TASK DATA:
— begin —

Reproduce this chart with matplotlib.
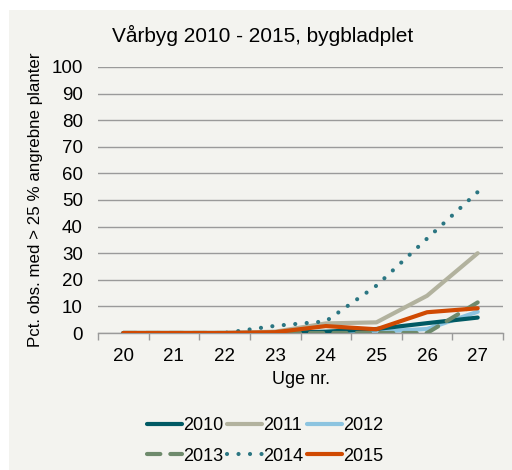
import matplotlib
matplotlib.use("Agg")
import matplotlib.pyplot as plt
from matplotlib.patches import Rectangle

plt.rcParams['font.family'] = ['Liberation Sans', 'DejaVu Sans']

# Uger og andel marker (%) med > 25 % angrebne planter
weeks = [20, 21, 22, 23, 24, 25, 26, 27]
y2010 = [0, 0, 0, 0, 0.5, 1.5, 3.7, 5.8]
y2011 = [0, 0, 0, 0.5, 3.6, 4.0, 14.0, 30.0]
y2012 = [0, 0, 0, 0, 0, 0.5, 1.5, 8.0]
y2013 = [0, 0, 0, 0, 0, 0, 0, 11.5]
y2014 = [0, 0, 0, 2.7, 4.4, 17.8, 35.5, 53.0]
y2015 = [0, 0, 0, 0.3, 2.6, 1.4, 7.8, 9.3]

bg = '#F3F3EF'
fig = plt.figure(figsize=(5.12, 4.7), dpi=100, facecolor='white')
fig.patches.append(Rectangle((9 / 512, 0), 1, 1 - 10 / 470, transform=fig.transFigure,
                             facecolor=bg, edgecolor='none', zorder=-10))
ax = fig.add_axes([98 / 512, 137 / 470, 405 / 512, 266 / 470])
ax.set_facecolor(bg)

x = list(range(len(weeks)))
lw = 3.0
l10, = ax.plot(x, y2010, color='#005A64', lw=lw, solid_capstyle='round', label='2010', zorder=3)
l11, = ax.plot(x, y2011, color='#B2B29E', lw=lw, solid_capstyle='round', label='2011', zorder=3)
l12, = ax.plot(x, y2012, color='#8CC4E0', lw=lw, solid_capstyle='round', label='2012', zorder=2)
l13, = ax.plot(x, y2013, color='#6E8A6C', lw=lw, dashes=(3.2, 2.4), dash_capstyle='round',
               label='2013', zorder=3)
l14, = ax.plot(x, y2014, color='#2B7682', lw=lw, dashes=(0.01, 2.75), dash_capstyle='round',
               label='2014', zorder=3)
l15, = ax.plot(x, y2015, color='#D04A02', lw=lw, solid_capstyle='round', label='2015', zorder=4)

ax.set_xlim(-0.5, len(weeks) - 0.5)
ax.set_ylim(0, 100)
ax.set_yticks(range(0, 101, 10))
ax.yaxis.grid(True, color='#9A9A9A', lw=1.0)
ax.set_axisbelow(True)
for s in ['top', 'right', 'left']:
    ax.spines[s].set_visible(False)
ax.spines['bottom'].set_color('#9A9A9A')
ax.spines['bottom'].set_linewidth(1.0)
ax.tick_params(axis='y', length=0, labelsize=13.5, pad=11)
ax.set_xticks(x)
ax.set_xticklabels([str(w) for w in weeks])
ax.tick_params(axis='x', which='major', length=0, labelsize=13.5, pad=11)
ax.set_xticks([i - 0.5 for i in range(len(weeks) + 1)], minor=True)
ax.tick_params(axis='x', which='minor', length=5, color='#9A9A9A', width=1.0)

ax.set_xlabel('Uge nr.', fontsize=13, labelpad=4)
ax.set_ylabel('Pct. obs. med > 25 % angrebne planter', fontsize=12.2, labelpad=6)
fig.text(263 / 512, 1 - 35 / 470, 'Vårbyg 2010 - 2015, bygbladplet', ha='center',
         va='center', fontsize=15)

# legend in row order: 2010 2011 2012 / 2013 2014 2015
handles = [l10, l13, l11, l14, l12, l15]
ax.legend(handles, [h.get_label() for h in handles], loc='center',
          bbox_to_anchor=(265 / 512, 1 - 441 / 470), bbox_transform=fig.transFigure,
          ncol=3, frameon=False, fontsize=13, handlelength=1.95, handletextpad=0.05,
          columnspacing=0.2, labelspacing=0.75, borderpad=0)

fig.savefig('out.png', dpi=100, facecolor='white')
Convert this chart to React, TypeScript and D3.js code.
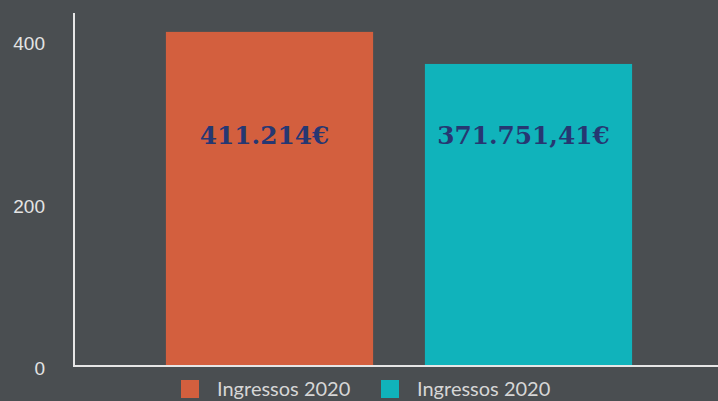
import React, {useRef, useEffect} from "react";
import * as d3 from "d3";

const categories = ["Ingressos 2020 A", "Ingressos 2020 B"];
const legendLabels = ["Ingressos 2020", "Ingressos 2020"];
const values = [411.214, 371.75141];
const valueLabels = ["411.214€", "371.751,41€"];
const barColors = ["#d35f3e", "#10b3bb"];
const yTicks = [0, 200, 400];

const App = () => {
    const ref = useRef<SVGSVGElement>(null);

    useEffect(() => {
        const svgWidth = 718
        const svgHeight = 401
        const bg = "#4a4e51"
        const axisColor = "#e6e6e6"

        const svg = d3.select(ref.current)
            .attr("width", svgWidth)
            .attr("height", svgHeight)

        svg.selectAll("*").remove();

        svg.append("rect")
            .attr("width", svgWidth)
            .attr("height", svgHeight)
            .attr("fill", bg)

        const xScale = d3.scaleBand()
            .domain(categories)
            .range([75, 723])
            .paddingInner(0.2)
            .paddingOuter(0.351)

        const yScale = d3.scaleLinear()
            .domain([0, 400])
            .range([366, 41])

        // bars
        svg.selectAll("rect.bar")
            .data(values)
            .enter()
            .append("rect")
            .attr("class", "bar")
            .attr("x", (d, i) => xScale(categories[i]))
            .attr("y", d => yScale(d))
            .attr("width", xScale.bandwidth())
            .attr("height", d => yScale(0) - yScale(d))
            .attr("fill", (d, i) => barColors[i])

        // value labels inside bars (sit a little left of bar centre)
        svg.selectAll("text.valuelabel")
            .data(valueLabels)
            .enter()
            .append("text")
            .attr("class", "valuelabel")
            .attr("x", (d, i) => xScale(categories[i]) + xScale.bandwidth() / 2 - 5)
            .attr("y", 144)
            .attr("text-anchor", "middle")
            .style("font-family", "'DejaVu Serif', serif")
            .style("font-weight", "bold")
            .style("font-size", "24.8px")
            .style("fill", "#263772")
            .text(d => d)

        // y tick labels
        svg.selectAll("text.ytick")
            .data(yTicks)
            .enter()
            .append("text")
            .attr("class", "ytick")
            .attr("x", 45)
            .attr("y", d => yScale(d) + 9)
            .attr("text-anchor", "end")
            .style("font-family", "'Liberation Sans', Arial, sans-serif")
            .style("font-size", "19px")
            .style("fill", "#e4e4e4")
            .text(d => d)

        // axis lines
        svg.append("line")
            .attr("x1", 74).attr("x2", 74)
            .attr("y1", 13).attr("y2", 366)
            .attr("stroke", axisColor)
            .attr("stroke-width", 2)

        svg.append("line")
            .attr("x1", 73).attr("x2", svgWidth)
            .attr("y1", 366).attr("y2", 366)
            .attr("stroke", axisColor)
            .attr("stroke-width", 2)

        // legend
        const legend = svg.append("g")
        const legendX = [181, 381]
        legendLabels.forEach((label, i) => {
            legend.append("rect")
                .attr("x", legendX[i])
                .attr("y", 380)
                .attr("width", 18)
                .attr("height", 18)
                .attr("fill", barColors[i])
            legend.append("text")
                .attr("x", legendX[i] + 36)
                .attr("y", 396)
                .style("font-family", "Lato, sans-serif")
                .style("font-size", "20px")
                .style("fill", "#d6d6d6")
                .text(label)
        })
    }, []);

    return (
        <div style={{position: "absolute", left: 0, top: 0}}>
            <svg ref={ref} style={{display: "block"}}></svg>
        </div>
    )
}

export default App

— end —

WHAT THIS TASK INVOLVES:
Restate the whole listing above exactly, please, omitting every image.

FULL RESPONSE:
Reproduce this chart with matplotlib.
import matplotlib
matplotlib.use("Agg")
import matplotlib.pyplot as plt
from matplotlib.patches import Rectangle

plt.rcParams['font.family'] = ['Liberation Sans', 'DejaVu Sans']

# Uger og andel marker (%) med > 25 % angrebne planter
weeks = [20, 21, 22, 23, 24, 25, 26, 27]
y2010 = [0, 0, 0, 0, 0.5, 1.5, 3.7, 5.8]
y2011 = [0, 0, 0, 0.5, 3.6, 4.0, 14.0, 30.0]
y2012 = [0, 0, 0, 0, 0, 0.5, 1.5, 8.0]
y2013 = [0, 0, 0, 0, 0, 0, 0, 11.5]
y2014 = [0, 0, 0, 2.7, 4.4, 17.8, 35.5, 53.0]
y2015 = [0, 0, 0, 0.3, 2.6, 1.4, 7.8, 9.3]

bg = '#F3F3EF'
fig = plt.figure(figsize=(5.12, 4.7), dpi=100, facecolor='white')
fig.patches.append(Rectangle((9 / 512, 0), 1, 1 - 10 / 470, transform=fig.transFigure,
                             facecolor=bg, edgecolor='none', zorder=-10))
ax = fig.add_axes([98 / 512, 137 / 470, 405 / 512, 266 / 470])
ax.set_facecolor(bg)

x = list(range(len(weeks)))
lw = 3.0
l10, = ax.plot(x, y2010, color='#005A64', lw=lw, solid_capstyle='round', label='2010', zorder=3)
l11, = ax.plot(x, y2011, color='#B2B29E', lw=lw, solid_capstyle='round', label='2011', zorder=3)
l12, = ax.plot(x, y2012, color='#8CC4E0', lw=lw, solid_capstyle='round', label='2012', zorder=2)
l13, = ax.plot(x, y2013, color='#6E8A6C', lw=lw, dashes=(3.2, 2.4), dash_capstyle='round',
               label='2013', zorder=3)
l14, = ax.plot(x, y2014, color='#2B7682', lw=lw, dashes=(0.01, 2.75), dash_capstyle='round',
               label='2014', zorder=3)
l15, = ax.plot(x, y2015, color='#D04A02', lw=lw, solid_capstyle='round', label='2015', zorder=4)

ax.set_xlim(-0.5, len(weeks) - 0.5)
ax.set_ylim(0, 100)
ax.set_yticks(range(0, 101, 10))
ax.yaxis.grid(True, color='#9A9A9A', lw=1.0)
ax.set_axisbelow(True)
for s in ['top', 'right', 'left']:
    ax.spines[s].set_visible(False)
ax.spines['bottom'].set_color('#9A9A9A')
ax.spines['bottom'].set_linewidth(1.0)
ax.tick_params(axis='y', length=0, labelsize=13.5, pad=11)
ax.set_xticks(x)
ax.set_xticklabels([str(w) for w in weeks])
ax.tick_params(axis='x', which='major', length=0, labelsize=13.5, pad=11)
ax.set_xticks([i - 0.5 for i in range(len(weeks) + 1)], minor=True)
ax.tick_params(axis='x', which='minor', length=5, color='#9A9A9A', width=1.0)

ax.set_xlabel('Uge nr.', fontsize=13, labelpad=4)
ax.set_ylabel('Pct. obs. med > 25 % angrebne planter', fontsize=12.2, labelpad=6)
fig.text(263 / 512, 1 - 35 / 470, 'Vårbyg 2010 - 2015, bygbladplet', ha='center',
         va='center', fontsize=15)

# legend in row order: 2010 2011 2012 / 2013 2014 2015
handles = [l10, l13, l11, l14, l12, l15]
ax.legend(handles, [h.get_label() for h in handles], loc='center',
          bbox_to_anchor=(265 / 512, 1 - 441 / 470), bbox_transform=fig.transFigure,
          ncol=3, frameon=False, fontsize=13, handlelength=1.95, handletextpad=0.05,
          columnspacing=0.2, labelspacing=0.75, borderpad=0)

fig.savefig('out.png', dpi=100, facecolor='white')
Convert this chart to React, TypeScript and D3.js code.
import React, {useRef, useEffect} from "react";
import * as d3 from "d3";

const categories = ["Ingressos 2020 A", "Ingressos 2020 B"];
const legendLabels = ["Ingressos 2020", "Ingressos 2020"];
const values = [411.214, 371.75141];
const valueLabels = ["411.214€", "371.751,41€"];
const barColors = ["#d35f3e", "#10b3bb"];
const yTicks = [0, 200, 400];

const App = () => {
    const ref = useRef<SVGSVGElement>(null);

    useEffect(() => {
        const svgWidth = 718
        const svgHeight = 401
        const bg = "#4a4e51"
        const axisColor = "#e6e6e6"

        const svg = d3.select(ref.current)
            .attr("width", svgWidth)
            .attr("height", svgHeight)

        svg.selectAll("*").remove();

        svg.append("rect")
            .attr("width", svgWidth)
            .attr("height", svgHeight)
            .attr("fill", bg)

        const xScale = d3.scaleBand()
            .domain(categories)
            .range([75, 723])
            .paddingInner(0.2)
            .paddingOuter(0.351)

        const yScale = d3.scaleLinear()
            .domain([0, 400])
            .range([366, 41])

        // bars
        svg.selectAll("rect.bar")
            .data(values)
            .enter()
            .append("rect")
            .attr("class", "bar")
            .attr("x", (d, i) => xScale(categories[i]))
            .attr("y", d => yScale(d))
            .attr("width", xScale.bandwidth())
            .attr("height", d => yScale(0) - yScale(d))
            .attr("fill", (d, i) => barColors[i])

        // value labels inside bars (sit a little left of bar centre)
        svg.selectAll("text.valuelabel")
            .data(valueLabels)
            .enter()
            .append("text")
            .attr("class", "valuelabel")
            .attr("x", (d, i) => xScale(categories[i]) + xScale.bandwidth() / 2 - 5)
            .attr("y", 144)
            .attr("text-anchor", "middle")
            .style("font-family", "'DejaVu Serif', serif")
            .style("font-weight", "bold")
            .style("font-size", "24.8px")
            .style("fill", "#263772")
            .text(d => d)

        // y tick labels
        svg.selectAll("text.ytick")
            .data(yTicks)
            .enter()
            .append("text")
            .attr("class", "ytick")
            .attr("x", 45)
            .attr("y", d => yScale(d) + 9)
            .attr("text-anchor", "end")
            .style("font-family", "'Liberation Sans', Arial, sans-serif")
            .style("font-size", "19px")
            .style("fill", "#e4e4e4")
            .text(d => d)

        // axis lines
        svg.append("line")
            .attr("x1", 74).attr("x2", 74)
            .attr("y1", 13).attr("y2", 366)
            .attr("stroke", axisColor)
            .attr("stroke-width", 2)

        svg.append("line")
            .attr("x1", 73).attr("x2", svgWidth)
            .attr("y1", 366).attr("y2", 366)
            .attr("stroke", axisColor)
            .attr("stroke-width", 2)

        // legend
        const legend = svg.append("g")
        const legendX = [181, 381]
        legendLabels.forEach((label, i) => {
            legend.append("rect")
                .attr("x", legendX[i])
                .attr("y", 380)
                .attr("width", 18)
                .attr("height", 18)
                .attr("fill", barColors[i])
            legend.append("text")
                .attr("x", legendX[i] + 36)
                .attr("y", 396)
                .style("font-family", "Lato, sans-serif")
                .style("font-size", "20px")
                .style("fill", "#d6d6d6")
                .text(label)
        })
    }, []);

    return (
        <div style={{position: "absolute", left: 0, top: 0}}>
            <svg ref={ref} style={{display: "block"}}></svg>
        </div>
    )
}

export default App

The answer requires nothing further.